▶ _EXERCISE_: In the listing below, identify each line with the word "this" and return those lines.

▶ _SOURCE DATA_:
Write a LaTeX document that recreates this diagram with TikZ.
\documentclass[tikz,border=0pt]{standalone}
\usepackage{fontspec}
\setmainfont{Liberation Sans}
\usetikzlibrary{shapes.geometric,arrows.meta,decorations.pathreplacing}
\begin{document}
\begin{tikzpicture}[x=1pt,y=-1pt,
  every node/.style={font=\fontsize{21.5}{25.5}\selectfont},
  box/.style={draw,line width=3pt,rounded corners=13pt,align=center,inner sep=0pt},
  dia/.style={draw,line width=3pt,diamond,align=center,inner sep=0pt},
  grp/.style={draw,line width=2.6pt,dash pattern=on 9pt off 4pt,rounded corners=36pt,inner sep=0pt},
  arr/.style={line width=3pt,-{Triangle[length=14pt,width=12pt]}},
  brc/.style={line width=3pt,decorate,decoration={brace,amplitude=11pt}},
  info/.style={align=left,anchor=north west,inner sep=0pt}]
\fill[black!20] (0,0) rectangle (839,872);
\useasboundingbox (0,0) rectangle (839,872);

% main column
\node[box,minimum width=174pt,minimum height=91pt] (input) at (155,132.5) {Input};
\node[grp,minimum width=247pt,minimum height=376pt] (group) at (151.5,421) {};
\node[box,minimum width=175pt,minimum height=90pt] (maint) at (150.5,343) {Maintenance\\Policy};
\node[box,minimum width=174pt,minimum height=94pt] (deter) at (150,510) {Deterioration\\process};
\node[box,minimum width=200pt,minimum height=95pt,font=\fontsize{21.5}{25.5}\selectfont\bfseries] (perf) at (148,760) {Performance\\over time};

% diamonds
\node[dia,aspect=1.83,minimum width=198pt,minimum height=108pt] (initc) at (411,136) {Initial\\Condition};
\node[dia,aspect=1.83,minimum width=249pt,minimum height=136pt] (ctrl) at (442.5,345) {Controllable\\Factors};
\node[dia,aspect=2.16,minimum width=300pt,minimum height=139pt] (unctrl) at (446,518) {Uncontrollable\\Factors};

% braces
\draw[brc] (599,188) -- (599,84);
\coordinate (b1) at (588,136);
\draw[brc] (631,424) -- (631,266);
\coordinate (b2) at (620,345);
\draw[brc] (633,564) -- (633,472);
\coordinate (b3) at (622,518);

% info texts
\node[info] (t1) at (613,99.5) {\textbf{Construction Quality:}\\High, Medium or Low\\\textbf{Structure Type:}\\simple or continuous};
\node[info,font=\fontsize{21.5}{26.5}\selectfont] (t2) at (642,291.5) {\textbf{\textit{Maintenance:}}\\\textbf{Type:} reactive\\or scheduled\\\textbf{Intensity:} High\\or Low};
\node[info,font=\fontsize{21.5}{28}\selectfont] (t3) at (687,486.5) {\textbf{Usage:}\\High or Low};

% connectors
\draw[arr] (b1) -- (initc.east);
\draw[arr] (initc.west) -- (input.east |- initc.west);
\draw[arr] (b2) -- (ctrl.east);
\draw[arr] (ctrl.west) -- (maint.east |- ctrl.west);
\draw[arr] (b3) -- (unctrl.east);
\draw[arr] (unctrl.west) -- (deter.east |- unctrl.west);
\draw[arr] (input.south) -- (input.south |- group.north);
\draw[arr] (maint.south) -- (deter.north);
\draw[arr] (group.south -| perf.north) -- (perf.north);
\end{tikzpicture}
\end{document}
==
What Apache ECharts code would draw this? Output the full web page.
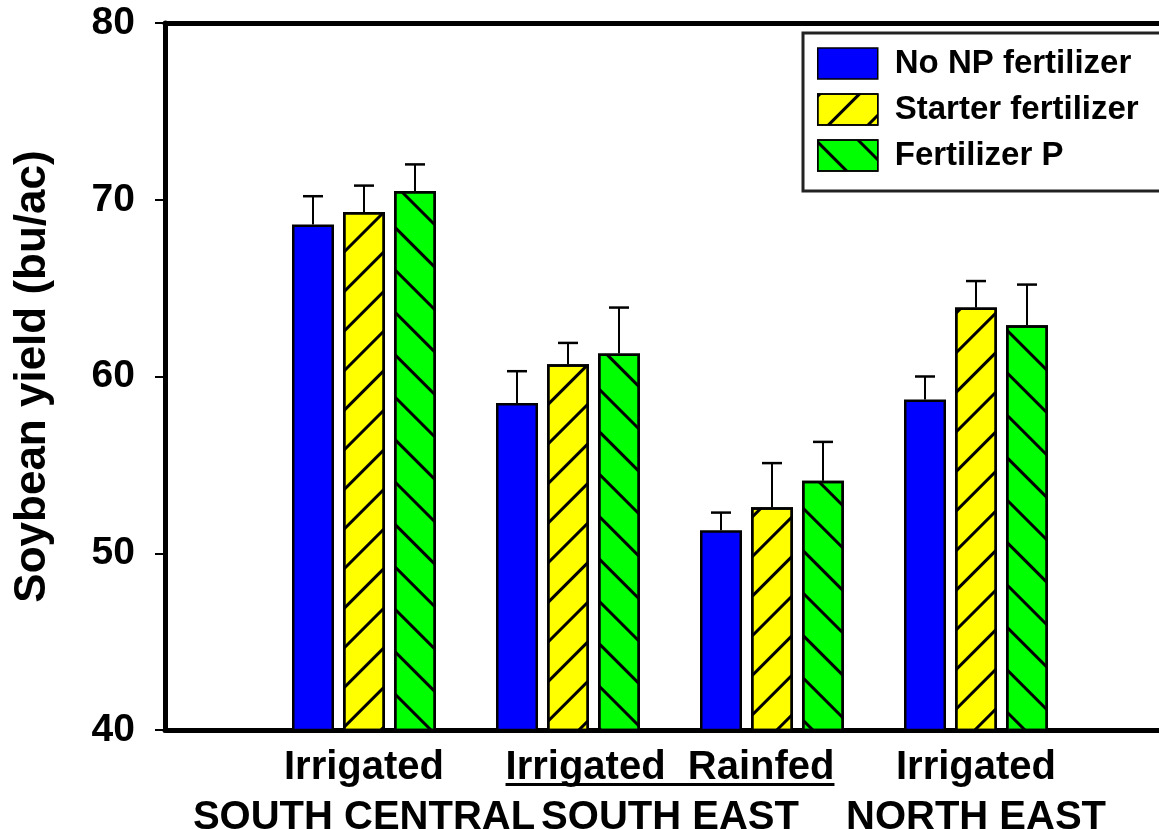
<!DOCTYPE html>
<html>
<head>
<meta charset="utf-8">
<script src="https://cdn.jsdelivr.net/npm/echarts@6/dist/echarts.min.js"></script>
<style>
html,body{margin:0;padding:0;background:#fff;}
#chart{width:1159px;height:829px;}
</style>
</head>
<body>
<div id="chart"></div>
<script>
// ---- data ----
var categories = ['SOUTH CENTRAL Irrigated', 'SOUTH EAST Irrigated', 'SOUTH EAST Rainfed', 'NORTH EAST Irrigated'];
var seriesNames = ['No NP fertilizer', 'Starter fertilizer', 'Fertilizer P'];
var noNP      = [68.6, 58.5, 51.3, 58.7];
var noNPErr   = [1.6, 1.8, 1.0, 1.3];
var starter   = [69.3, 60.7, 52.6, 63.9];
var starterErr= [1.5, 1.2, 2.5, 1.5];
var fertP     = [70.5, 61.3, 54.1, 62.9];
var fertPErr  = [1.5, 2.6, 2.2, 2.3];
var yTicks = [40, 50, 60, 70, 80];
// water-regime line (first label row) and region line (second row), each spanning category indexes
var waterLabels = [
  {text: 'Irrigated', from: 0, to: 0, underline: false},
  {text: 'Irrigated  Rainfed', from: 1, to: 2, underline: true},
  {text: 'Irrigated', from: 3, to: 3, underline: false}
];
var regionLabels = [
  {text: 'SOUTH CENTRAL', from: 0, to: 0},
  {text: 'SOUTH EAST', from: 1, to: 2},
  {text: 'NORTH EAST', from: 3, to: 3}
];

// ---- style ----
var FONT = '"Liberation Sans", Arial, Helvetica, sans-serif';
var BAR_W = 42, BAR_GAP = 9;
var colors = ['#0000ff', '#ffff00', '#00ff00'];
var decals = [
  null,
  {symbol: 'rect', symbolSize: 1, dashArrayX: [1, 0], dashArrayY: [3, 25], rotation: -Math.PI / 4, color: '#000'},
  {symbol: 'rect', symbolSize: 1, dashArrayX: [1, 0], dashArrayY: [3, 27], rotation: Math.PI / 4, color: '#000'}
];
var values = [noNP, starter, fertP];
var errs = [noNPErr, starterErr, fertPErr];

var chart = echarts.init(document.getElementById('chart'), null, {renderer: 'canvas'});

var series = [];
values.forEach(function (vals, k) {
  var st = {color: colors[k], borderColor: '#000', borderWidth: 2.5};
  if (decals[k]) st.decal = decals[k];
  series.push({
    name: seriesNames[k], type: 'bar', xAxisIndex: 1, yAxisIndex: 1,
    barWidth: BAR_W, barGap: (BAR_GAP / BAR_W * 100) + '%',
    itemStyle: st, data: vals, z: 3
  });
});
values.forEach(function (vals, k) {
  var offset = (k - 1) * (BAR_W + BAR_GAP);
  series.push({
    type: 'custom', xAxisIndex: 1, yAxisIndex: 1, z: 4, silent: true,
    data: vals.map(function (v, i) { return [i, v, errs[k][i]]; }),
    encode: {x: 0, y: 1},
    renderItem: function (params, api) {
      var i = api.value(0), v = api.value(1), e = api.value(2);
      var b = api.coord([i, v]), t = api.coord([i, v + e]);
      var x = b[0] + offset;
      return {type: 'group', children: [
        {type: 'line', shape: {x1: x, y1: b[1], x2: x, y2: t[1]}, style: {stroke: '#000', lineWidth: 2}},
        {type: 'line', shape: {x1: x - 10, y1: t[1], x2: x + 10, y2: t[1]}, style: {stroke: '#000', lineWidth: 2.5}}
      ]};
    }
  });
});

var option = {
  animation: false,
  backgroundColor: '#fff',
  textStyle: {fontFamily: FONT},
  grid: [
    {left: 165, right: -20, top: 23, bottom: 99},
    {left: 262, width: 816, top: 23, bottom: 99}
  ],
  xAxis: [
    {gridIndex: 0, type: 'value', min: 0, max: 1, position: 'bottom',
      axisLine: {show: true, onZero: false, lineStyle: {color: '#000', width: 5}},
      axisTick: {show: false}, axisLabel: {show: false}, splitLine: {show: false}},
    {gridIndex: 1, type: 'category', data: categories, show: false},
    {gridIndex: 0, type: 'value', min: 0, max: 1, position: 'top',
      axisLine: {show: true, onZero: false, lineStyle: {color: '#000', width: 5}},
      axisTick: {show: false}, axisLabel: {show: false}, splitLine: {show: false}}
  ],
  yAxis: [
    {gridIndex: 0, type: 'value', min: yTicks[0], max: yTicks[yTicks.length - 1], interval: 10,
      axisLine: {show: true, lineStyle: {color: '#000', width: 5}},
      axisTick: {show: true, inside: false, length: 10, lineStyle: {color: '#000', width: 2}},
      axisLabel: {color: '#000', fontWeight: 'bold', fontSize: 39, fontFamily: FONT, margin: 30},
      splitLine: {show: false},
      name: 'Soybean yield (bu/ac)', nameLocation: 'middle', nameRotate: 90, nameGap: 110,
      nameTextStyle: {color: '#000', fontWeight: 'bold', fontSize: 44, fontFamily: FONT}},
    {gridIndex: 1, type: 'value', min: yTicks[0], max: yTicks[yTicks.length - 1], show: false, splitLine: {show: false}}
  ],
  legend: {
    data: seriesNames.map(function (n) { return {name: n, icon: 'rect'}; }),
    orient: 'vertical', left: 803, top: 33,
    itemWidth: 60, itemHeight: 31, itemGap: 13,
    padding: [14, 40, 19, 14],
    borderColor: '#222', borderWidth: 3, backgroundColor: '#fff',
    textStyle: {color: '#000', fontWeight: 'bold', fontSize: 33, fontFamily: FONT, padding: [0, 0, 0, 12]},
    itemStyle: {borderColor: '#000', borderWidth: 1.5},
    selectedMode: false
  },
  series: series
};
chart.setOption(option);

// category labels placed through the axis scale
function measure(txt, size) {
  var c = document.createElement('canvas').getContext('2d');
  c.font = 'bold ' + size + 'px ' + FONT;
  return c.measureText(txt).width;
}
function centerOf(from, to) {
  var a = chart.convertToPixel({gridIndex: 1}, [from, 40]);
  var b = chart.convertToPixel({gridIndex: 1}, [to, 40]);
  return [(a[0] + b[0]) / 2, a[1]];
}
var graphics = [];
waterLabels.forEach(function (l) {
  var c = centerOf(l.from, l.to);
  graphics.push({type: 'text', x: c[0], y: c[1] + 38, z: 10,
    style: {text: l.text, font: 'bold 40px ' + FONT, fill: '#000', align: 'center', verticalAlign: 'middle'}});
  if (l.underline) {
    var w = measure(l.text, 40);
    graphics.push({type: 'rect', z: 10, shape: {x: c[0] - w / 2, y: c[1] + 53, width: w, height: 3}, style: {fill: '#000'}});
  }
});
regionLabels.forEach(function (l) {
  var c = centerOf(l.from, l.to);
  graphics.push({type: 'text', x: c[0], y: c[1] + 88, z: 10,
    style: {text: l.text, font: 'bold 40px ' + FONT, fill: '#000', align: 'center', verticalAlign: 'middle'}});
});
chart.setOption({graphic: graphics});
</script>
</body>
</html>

▶ _WRITTEN ANSWER_:
Write a LaTeX document that recreates this diagram with TikZ.
What Apache ECharts code would draw this? Output the full web page.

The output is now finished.